Aturan Pembagian Harta Gono Gini yang Masih Kredit

Harta gono gini adalah harta bersama milik suami-istri yang diperoleh selama mereka berdua dalam perkawinan.

Willa Wahyuni
Bacaan 3 Menit

Untuk menentukan siapa yang berhak memiliki harta kredit tersebut, sesuai dengan Pasal 32 ayat (2) UU Perkawinan, yaitu rumah tempat kediaman (harta kredit) sebagaimana dimaksud ayat (1) pasal ini ditentukan oleh suami-istri secara bersama.

Sehingga jika, sepasang suami-istri memutuskan untuk bercerai, maka terhadap harta tersebut harus ditentukan pembagiannya. Hal ini sesuai Pasal 37 UU Perkawinan yang menyatakan bahwa bila perkawinan putus perkawinan, harta bersama diatur menurut hukumnya masing-masing.

Terdapat beberapa kemungkinan putusan hakim bila harta bersama yang masih proses kredit tersebut dibawa ke Pengadilan, yaitu:

1.  Hakim dapat memutuskan agar harta bersama yang sedang di kredit tersebut dijual melalui over kredit kepada pihak ketiga, yang hasil keuntungannya dibagi seperdua bagian menjadi hak mantan istri dan seperdua menjadi bangian mantan suami.

2. Hakim dapat memutuskan sisa hutang yang belum dibayarkan dari pembelian harta bersama kredit tersebut yaitu seperdua menjadi tanggungan mantan suami dan seperdua menjadi tanggungan mantan istri.

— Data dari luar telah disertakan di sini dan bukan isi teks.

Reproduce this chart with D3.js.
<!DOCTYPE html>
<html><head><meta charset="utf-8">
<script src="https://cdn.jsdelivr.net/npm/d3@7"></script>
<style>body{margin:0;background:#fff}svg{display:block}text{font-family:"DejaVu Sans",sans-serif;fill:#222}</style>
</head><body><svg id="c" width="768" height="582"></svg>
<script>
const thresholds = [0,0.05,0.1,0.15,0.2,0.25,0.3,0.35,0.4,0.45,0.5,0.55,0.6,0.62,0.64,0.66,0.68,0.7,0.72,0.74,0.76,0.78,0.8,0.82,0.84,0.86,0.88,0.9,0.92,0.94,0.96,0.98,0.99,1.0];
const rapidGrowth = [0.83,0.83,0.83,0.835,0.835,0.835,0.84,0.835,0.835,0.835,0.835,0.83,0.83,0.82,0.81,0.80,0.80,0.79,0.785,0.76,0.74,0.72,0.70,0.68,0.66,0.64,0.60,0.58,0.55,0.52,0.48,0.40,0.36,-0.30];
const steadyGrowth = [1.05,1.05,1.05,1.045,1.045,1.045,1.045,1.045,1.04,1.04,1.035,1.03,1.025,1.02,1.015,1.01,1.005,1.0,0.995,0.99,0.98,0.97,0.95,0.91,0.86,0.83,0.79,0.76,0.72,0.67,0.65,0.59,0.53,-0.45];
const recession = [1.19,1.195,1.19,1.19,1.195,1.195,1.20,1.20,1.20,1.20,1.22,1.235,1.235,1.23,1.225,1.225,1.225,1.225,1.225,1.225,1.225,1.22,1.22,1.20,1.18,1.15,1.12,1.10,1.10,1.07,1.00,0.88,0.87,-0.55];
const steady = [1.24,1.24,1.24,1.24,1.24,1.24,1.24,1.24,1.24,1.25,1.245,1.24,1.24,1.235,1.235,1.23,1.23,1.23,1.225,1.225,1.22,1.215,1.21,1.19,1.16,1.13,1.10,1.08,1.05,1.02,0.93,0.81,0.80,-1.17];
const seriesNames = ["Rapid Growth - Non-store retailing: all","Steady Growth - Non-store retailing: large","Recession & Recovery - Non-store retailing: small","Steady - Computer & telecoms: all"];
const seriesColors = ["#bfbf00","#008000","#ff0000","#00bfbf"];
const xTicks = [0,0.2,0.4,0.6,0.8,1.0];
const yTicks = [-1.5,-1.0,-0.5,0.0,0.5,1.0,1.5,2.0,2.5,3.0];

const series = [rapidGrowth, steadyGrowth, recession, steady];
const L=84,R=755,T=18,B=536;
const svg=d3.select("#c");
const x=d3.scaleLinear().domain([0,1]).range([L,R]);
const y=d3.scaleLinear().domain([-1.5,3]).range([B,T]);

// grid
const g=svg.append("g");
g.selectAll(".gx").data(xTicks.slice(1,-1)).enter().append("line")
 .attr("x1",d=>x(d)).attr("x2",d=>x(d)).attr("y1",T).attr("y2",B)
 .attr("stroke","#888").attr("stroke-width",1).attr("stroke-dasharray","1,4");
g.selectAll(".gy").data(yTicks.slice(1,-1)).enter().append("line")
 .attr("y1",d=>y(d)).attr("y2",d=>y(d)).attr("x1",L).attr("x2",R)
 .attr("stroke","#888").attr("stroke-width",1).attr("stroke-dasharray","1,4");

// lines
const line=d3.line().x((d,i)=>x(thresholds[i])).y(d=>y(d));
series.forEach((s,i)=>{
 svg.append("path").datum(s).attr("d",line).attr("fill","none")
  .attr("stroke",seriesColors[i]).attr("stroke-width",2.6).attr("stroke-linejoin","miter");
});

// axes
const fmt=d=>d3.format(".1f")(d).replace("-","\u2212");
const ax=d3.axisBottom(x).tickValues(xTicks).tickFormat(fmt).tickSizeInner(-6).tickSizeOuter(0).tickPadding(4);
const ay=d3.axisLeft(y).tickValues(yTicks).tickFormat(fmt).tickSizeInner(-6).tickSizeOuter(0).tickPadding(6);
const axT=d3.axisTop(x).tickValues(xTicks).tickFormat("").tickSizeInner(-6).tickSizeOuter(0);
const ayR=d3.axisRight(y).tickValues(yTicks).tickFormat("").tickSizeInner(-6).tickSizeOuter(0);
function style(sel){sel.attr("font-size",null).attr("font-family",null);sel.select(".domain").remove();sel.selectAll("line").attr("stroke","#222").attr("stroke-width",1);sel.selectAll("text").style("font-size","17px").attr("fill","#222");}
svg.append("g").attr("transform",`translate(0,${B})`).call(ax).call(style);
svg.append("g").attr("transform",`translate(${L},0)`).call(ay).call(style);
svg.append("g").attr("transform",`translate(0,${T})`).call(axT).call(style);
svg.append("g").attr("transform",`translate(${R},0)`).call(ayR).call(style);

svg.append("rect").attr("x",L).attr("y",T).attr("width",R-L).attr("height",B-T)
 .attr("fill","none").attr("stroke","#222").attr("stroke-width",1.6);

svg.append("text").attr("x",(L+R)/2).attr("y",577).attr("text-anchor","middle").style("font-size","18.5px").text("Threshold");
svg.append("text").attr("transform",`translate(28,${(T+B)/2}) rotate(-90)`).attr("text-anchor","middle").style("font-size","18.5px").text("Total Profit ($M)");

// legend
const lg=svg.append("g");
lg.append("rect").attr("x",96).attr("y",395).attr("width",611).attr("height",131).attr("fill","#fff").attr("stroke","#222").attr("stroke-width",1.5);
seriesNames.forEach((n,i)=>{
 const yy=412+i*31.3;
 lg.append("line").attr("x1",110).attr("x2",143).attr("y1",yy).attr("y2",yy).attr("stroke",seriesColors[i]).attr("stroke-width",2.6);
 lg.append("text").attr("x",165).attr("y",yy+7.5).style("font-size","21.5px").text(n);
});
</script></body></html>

Namun, tidak menutup kemungkinan hakim menyatakan tidak menerima gugatan pembagian harta gono gini bila statusnya masih dalam kredit dengan dasar hukum SEMA No. 3 Tahun 2018 tentang Pemberlakuan Rapat Pleno Kamar MA Tahun 2018, huruf d Rumusan Kamar Agama Perkara Keluarga.

Putusan itu berbunyi, gugatan harta bersama yang objek sengketanya masih diagunkan sebagai jaminan utang atau objek tersebut mengandung sengketa kepemilikan akibat transaksi kedua dan seterusnya, maka gugatan atas objek tersebut harus dinyatakan tidak dapat diterima.

Hal inilah yang harus dibicarakan oleh suami-istri mengenai pembagian harta bersama dalam kondisi kredit tersebut, apakah akan dijual dan dibagi sebesar harta tersebut, atau diserahkan kepada salah satu pihak atau dihibahkan kepada pihak ketiga yaitu anak dan orang tua.

Mengenai pembayaran kredit tersebut, hal itu tetap menjadi tanggung jawab suami-istri atas pembayaran kredit. Pihak bank tentu tidak akan mencampuri urusan pribadi suami-istri sehingga pembayaran kredit akan terus berjalan sesuai dengan perjanjian kredit hingga jatuh tempo.

Untuk memperjelas nasib kredit tersebut, suami-istri perlu kesepakatan terkait harta kredit, apakah akan dijual, over kredit, diteruskan dengan pembayaran kewajiban berdua atau dihibahkan kepada pihak lain.